There is a problem of political representation of the working classes in the revolution?

Yes. The problem is that instead of trying to win hegemony in the mass movement – fighting primarily on social issues – which would unite against it supporters of neo-liberalism ranging from fundamentalists to men of the old regime and even the Liberals, the Tunisian left has made a short-sighted alliance with sections of the old regime.

In a country like Tunisia, in my opinion, the trade union Federation, the UGTT (General Union of Tunisian Workers) is a socially hegemonic force and can easily become the politically dominant one. But a wall is erected between union struggles and the political.Tunisia’s left now heads the UGTT. But rather than launch the union federation into the political battle, with a strategy of forming a workers’ government, this left seems to be moving towards alliances – against its own interests – between its different political groups organised in the Front Populaire, on the one hand, and the Liberals and the remnants of the former regime, on the other.

Despite these difficulties, the uprisings are continuing in many countries, we are seeing “Tamarrod” movements in Libya, in Bahrein...

In the six countries which were most deeply affected by the 2011 uprisings, the mass movements are continuing. In Libya it is constant turmoil. The media do not report it but there are constant popular mobilizations, in particular against the fundamentalists; the elected institutions are subject to different pressures from the popular base.

In Yemen the movement goes on even thought it has been weakened by the compromise that a section of the opposition forces has made. Radical forces, particularly from the youth and the left, are continuing to fight against this pretence of change. In Bahrein the popular movement against the monarchy is continuing.

And in Syria the civil war is in full swing, it is at a tragically high level today with a ferocious counter-offensive from the regime supported by Russia, Iran and the Lebanese Hezbollah. Syria is a flagrant case of the cynicism of the great powers, who are allowing the massacre of a people in whom they have no confidence.

So, two-and-a-half years after the beginning of the process it is still continuing?

A revolutionary dynamic was unleashed in 2011, a long-term process that will have its ups and downs, periods of reaction, of counter-revolution and revolutionary upsurges. But for there to be a positive outcome to this process forces that defend progressive answers to the social and economic problems posed must emerge.

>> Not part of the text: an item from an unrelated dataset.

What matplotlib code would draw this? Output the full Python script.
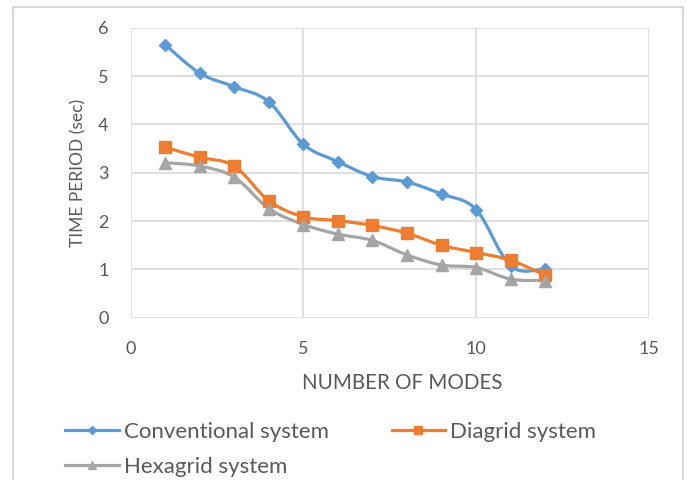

If not, there are other possible scenarios, regression, reaction, repressive alliances against the populations between those who today seem to be in different sides: the military and the fundamentalists. There is nothing dtermined in one way or another. It is an open situation, in full turmoil.

The left must urgently find a third, independent, way, against the old regimes and against the fundamentalists, in order to satisfy the social demands of the women and men who rose in revolt.

Footnotes

[1"Call of Tunisia" – an initiative launched by Beji Caid Essebi, former Minister of Defence and Foreign Affairs under Habib Bourguiba, a lawyer specializing in arbitration cases – become a recognised and authorised party in July 2012.